_Problem_
Search the material below for the word "this". Copy every line that has it.

_Records supplied_

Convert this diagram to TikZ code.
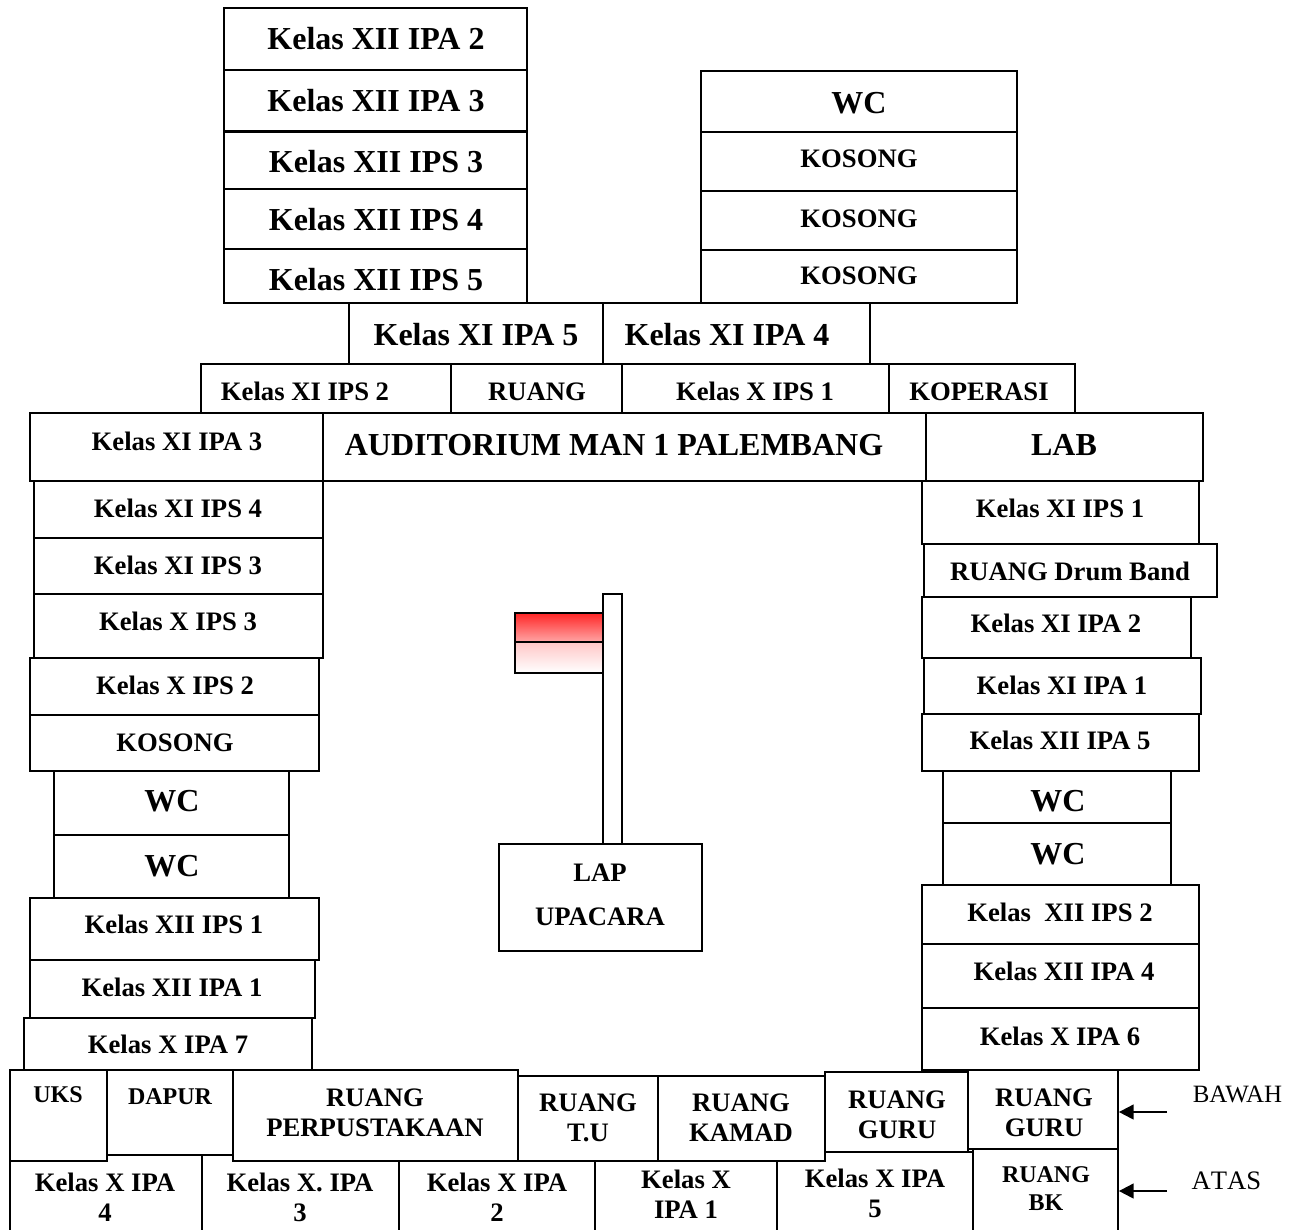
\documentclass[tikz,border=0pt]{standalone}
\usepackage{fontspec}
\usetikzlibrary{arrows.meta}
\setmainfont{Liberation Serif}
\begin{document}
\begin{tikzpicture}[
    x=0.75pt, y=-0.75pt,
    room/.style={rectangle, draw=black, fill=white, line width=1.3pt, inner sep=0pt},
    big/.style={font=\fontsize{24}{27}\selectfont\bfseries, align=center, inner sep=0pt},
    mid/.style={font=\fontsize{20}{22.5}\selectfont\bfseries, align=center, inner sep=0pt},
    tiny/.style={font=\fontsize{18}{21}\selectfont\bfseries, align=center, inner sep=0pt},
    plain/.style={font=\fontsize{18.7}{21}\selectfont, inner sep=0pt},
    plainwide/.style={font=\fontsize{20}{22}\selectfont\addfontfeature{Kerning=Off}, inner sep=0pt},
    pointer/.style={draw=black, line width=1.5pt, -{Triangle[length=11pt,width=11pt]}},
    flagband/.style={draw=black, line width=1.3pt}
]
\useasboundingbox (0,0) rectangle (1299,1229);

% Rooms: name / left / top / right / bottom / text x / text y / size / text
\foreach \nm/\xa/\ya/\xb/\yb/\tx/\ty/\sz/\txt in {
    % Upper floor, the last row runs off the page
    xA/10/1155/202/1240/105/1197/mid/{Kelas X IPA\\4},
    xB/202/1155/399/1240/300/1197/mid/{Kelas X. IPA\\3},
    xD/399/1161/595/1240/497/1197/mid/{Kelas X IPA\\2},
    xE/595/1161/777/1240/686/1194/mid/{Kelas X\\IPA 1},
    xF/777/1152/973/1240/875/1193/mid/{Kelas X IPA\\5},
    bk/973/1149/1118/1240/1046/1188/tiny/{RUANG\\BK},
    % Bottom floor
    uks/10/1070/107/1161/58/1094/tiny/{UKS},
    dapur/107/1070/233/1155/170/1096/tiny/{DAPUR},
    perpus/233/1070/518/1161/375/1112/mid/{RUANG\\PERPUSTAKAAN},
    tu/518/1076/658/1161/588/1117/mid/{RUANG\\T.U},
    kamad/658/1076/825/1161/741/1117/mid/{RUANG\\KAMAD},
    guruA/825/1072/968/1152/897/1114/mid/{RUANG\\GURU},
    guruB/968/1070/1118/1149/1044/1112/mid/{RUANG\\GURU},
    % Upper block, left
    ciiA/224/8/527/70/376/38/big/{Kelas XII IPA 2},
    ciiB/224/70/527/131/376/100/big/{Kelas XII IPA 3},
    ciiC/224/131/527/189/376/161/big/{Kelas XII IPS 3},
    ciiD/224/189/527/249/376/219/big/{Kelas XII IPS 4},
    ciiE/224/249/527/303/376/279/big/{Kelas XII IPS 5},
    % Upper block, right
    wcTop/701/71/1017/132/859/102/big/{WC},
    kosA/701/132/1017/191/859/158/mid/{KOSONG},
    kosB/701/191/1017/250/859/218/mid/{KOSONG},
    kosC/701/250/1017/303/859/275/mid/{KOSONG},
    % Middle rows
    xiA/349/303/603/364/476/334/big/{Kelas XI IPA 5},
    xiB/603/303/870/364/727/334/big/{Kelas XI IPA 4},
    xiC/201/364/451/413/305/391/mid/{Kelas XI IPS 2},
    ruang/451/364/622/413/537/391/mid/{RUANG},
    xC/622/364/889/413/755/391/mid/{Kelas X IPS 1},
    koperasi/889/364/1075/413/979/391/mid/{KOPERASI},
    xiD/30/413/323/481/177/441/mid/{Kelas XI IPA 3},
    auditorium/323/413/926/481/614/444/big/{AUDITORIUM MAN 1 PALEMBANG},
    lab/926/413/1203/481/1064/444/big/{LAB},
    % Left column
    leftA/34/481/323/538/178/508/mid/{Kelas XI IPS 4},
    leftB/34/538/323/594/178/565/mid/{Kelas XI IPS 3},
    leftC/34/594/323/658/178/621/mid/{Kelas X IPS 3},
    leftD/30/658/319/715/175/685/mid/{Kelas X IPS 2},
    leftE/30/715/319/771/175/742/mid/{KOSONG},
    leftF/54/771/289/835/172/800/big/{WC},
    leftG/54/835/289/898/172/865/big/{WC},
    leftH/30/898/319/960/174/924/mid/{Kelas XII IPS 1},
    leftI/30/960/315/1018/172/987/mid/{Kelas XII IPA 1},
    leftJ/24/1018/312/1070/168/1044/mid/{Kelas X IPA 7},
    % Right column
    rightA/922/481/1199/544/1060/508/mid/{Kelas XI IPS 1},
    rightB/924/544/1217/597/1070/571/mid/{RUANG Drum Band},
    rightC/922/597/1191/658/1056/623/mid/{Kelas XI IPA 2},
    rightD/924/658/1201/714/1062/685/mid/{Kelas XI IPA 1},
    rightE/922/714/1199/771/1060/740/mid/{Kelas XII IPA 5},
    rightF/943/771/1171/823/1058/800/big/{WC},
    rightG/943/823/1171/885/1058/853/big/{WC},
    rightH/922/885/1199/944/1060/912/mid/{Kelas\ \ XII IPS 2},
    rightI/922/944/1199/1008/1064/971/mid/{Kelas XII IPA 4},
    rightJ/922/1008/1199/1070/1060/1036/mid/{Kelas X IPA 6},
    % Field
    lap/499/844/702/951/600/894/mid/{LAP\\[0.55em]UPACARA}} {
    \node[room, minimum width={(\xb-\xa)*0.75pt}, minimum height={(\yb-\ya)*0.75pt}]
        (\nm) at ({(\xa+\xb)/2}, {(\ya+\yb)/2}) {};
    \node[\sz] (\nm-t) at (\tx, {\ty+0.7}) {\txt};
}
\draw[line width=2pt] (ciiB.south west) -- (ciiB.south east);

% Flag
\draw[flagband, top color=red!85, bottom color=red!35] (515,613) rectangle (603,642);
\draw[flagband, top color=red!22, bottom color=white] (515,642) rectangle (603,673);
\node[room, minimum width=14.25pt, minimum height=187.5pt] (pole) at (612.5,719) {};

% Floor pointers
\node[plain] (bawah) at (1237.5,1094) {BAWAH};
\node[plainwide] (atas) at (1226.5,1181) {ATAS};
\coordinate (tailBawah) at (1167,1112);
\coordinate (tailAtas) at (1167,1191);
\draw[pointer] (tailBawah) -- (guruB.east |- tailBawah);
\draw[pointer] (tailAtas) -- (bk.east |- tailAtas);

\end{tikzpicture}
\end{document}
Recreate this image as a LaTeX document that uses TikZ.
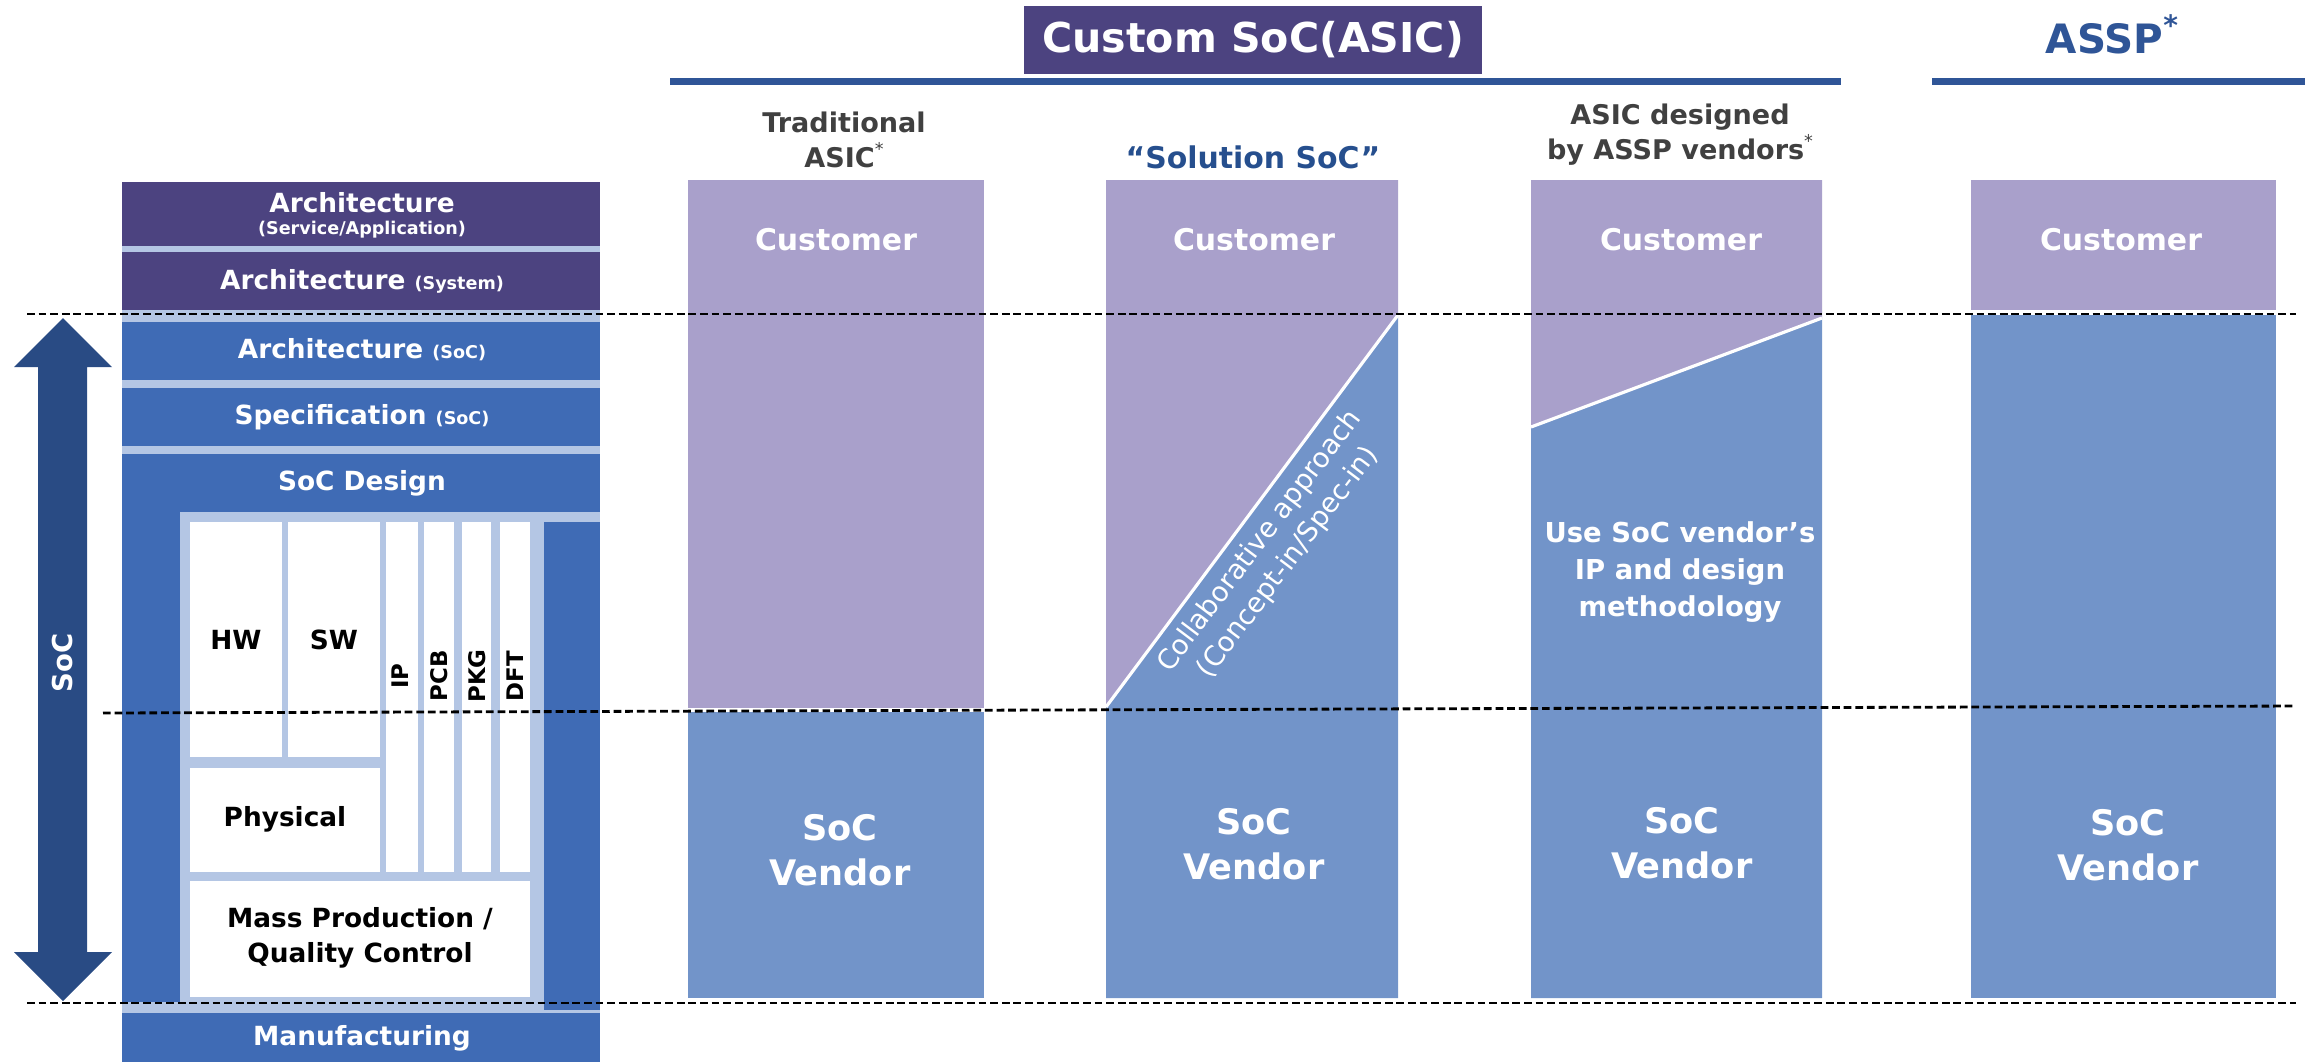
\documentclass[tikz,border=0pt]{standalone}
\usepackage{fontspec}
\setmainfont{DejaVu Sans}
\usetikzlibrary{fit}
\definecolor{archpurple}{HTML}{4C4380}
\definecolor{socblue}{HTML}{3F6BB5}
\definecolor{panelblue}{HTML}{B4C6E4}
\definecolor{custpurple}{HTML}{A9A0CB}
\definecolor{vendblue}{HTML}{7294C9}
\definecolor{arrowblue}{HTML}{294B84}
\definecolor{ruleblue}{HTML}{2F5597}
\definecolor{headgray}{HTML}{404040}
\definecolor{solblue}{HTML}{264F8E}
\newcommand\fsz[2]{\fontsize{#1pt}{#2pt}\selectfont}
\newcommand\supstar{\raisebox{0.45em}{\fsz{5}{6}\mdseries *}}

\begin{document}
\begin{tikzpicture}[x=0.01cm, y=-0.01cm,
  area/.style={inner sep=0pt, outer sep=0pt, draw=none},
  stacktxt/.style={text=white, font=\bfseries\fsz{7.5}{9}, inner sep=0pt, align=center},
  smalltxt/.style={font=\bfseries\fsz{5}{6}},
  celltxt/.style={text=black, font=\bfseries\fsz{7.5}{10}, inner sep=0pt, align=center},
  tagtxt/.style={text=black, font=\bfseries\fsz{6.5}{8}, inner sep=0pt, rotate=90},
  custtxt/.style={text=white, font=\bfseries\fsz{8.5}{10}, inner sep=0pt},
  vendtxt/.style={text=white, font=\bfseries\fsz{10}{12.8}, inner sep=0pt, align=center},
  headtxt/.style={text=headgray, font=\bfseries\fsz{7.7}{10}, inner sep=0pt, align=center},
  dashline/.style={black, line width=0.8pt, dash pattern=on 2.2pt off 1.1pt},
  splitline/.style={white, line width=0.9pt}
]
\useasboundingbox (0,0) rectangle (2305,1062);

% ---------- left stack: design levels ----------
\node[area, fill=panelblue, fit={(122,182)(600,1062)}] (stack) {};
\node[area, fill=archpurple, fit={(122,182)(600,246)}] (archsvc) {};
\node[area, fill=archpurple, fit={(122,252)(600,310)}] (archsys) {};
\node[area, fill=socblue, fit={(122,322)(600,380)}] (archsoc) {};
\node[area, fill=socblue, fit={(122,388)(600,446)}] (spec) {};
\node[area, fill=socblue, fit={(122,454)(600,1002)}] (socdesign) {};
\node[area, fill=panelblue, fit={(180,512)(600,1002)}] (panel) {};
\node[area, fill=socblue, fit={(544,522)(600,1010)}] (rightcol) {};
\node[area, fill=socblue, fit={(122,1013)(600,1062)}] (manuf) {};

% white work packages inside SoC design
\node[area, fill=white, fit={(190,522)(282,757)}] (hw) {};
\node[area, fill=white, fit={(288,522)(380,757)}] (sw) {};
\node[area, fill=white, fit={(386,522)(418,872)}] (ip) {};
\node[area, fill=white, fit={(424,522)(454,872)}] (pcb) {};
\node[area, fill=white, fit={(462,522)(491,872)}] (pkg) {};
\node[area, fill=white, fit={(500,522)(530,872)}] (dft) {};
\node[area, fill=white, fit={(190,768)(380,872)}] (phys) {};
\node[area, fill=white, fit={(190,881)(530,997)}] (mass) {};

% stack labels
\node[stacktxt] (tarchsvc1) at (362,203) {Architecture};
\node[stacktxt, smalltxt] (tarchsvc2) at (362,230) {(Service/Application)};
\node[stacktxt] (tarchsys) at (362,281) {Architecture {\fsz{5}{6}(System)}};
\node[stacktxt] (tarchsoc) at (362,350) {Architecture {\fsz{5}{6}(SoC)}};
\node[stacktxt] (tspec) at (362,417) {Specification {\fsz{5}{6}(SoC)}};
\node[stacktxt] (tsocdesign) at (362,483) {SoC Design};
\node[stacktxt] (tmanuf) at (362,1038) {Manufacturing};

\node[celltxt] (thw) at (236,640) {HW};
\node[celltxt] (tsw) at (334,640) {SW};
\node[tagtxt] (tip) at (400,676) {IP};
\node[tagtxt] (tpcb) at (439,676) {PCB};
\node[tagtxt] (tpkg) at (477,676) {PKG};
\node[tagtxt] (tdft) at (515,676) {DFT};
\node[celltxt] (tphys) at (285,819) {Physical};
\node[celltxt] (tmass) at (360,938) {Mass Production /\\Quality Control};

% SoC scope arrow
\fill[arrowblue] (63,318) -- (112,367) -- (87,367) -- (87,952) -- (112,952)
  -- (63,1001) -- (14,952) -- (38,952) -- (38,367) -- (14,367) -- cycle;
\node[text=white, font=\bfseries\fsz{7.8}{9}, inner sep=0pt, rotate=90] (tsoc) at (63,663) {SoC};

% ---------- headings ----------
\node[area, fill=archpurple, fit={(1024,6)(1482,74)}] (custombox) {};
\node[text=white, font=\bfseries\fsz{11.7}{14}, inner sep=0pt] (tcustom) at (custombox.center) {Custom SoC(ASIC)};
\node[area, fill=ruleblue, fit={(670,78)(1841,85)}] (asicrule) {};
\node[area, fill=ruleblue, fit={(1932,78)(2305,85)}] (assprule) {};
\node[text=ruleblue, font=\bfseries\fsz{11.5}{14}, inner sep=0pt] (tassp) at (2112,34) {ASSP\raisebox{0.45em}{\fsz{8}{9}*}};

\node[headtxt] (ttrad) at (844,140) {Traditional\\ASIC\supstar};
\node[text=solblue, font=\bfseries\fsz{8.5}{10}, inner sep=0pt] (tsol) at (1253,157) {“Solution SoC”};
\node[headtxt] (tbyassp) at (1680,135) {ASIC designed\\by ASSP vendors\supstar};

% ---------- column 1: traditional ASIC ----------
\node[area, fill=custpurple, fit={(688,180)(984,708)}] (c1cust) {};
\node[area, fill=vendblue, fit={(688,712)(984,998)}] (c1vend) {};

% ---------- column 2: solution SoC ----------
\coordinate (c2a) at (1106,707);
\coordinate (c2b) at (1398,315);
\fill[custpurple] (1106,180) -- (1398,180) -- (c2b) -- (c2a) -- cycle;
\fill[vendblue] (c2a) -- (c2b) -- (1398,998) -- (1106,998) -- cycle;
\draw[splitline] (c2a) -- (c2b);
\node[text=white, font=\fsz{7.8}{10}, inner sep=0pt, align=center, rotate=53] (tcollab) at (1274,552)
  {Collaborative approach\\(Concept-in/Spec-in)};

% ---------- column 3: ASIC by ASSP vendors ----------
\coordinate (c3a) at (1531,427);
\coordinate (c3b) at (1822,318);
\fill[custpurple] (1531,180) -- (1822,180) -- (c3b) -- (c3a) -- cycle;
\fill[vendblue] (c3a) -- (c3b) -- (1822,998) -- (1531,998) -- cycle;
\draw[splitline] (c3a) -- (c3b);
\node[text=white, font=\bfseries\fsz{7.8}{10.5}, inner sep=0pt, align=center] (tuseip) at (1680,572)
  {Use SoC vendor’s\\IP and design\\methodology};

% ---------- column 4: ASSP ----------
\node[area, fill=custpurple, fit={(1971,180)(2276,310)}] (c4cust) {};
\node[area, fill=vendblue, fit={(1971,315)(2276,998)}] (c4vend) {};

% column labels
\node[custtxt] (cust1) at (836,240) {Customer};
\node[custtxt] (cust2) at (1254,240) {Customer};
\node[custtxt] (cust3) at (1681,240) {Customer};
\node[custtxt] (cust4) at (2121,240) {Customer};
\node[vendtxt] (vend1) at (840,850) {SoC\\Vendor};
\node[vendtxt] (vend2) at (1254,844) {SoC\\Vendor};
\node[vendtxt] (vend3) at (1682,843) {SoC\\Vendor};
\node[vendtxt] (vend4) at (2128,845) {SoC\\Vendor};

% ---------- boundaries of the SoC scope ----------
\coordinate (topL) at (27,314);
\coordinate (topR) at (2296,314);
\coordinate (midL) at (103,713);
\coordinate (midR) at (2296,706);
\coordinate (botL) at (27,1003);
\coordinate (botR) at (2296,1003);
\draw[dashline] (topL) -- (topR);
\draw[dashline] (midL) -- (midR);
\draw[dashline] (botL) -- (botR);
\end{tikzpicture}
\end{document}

_Solution below_
Convert this diagram to TikZ code.
Recreate this image as a LaTeX document that uses TikZ.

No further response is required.